Diversifying Your Portfolio
Putting all your money in one stock is risky. If that company fails, you could lose everything. Diversification reduces risk by spreading investments across different stocks and sectors.
A well-diversified portfolio includes stocks from various industries, such as technology, healthcare, and consumer goods. You can also invest in different countries to reduce geographic risk.
Mutual funds and exchange-traded funds (ETFs) offer instant diversification. These funds hold many stocks, reducing the impact of a single stock’s poor performance.
Managing Risk in Stock Investing
All investments carry risk, but you can minimize it. One way is to avoid putting too much money into high-risk stocks. Balance your portfolio with stable, established companies.
Use stop-loss orders to limit losses. A stop-loss automatically sells a stock if its price falls below a certain level. This prevents emotional decision-making during market downturns.
Avoid borrowing money to invest. Leverage can amplify gains but also magnify losses. Only invest what you can afford.
Adopting a Long-Term Investment Approach
The stock market rewards patience. Short-term trading can be stressful and less profitable than long-term investing. Historically, the market trends upward over time despite short-term fluctuations.
Warren Buffett, one of the most successful investors, follows a buy-and-hold strategy. He invests in strong companies and holds them for years. This approach reduces trading costs and capital gains taxes.
Reinvesting dividends accelerates growth. Instead of taking cash payouts, use dividends to buy more shares. Compounding returns can significantly increase wealth over time.
Avoiding Common Investment Mistakes
Many investors lose money due to avoidable mistakes. One common error is letting emotions drive decisions. Fear and greed lead to buying high and selling low. Stick to your strategy even during market swings.
Another mistake is chasing hot stocks. What goes up quickly can fall just as fast. Avoid speculative investments unless you fully understand the risks.
Overtrading increases costs and taxes. Frequent buying and selling reduce returns due to brokerage fees and short-term capital gains taxes. A disciplined approach works better.
Monitoring and Adjusting Your Portfolio
Investing is not a one-time activity.
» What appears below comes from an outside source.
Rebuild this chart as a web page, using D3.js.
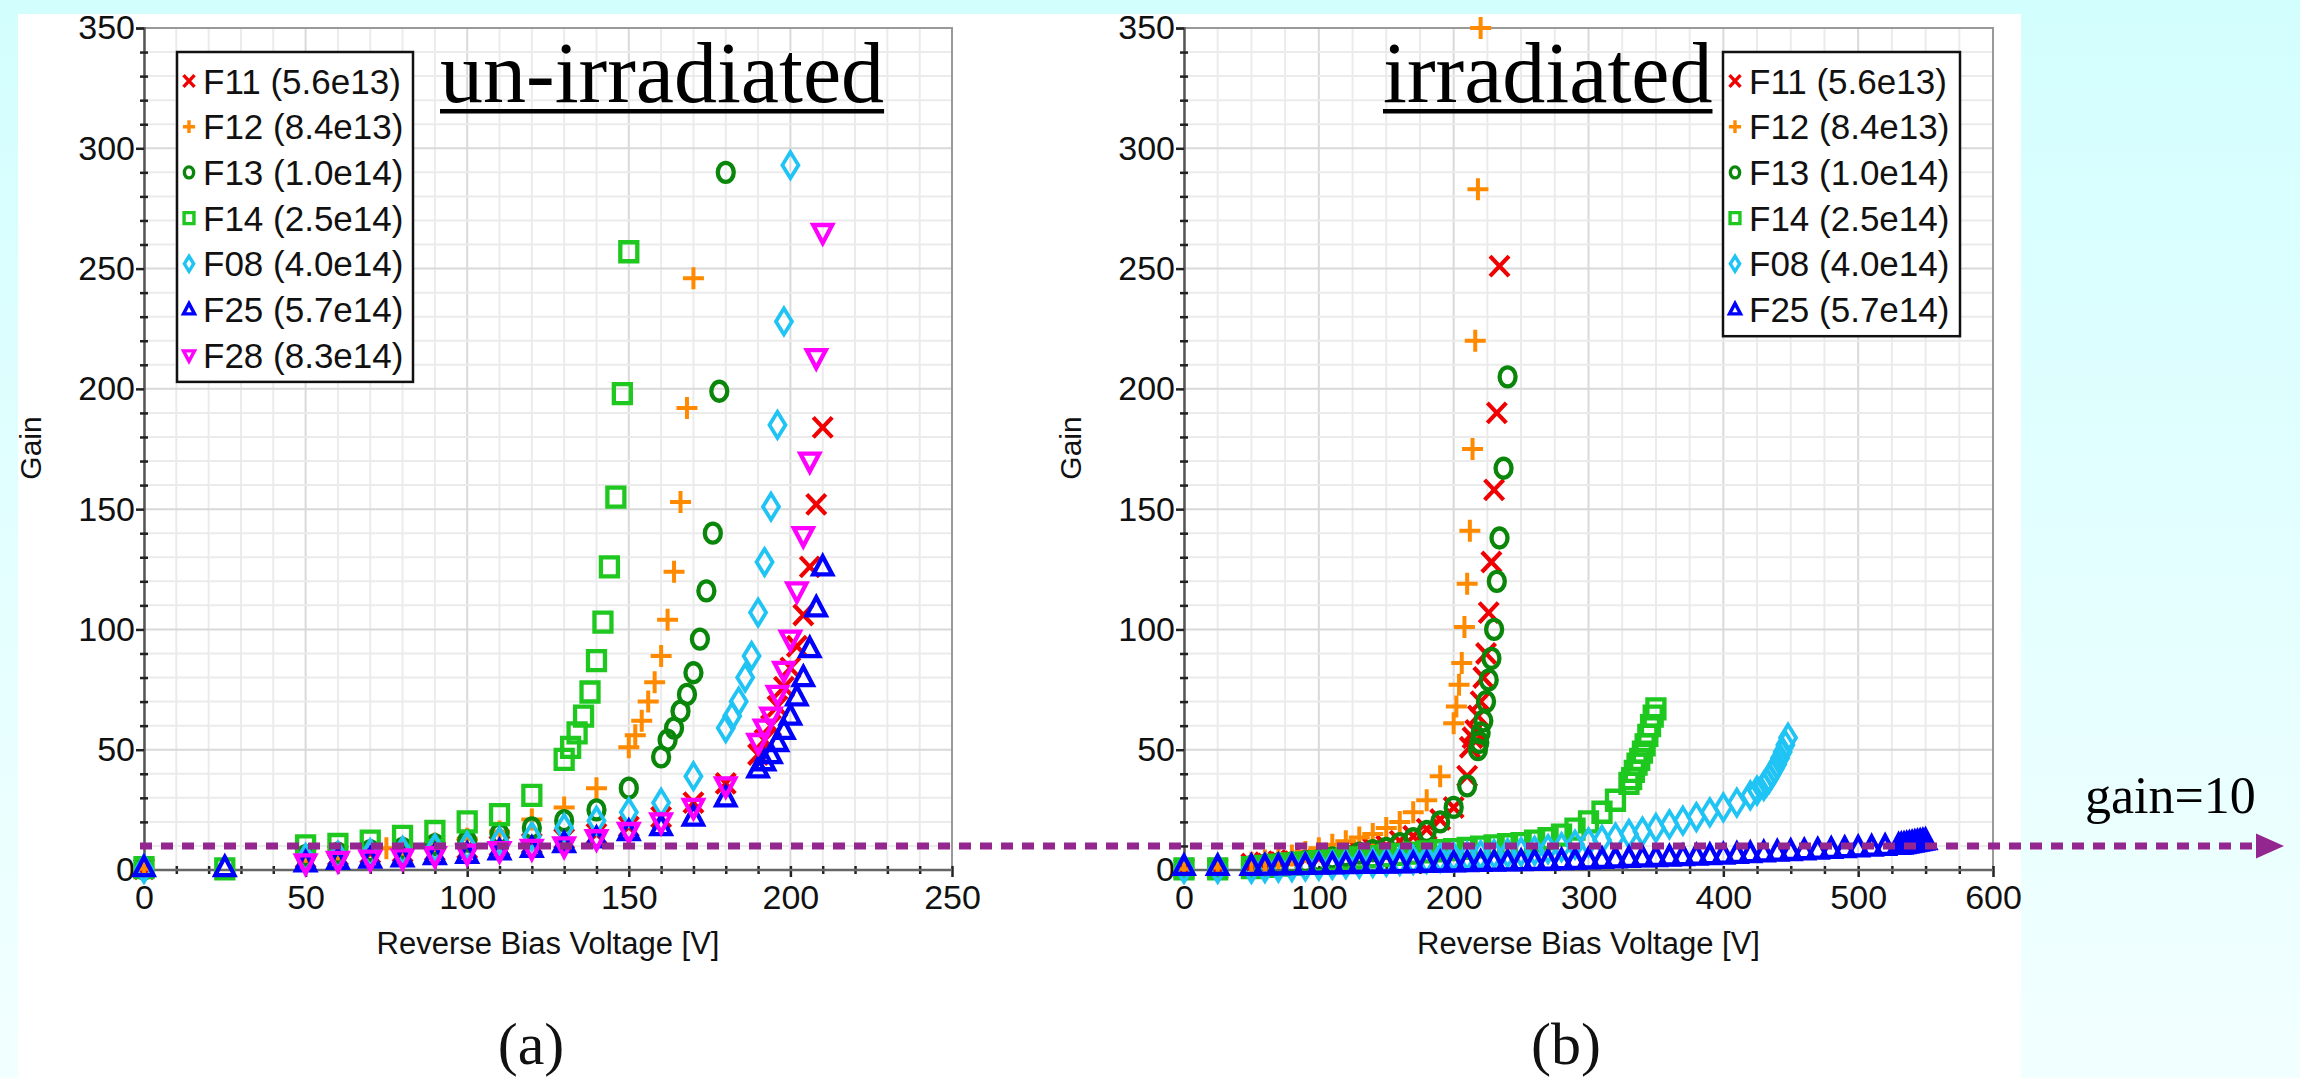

Regularly review your portfolio to ensure it aligns with your goals. Rebalance if one stock or sector becomes too dominant.
Stay informed about market changes and company performance. Adjust your strategy if your financial situation or goals change. However, avoid making drastic changes based on short-term market movements.
Conclusion
Investing in stocks can be rewarding if done correctly. Start by understanding the basics and setting clear goals. Research companies thoroughly and diversify your investments. Manage risks wisely and adopt a long-term mindset. Avoid common mistakes and regularly review your portfolio.
The stock market is a tool for building wealth, but success requires discipline and patience. By following these principles, you can make informed decisions and achieve your financial objectives. Start small, learn continuously, and stay committed to your strategy for long-term success.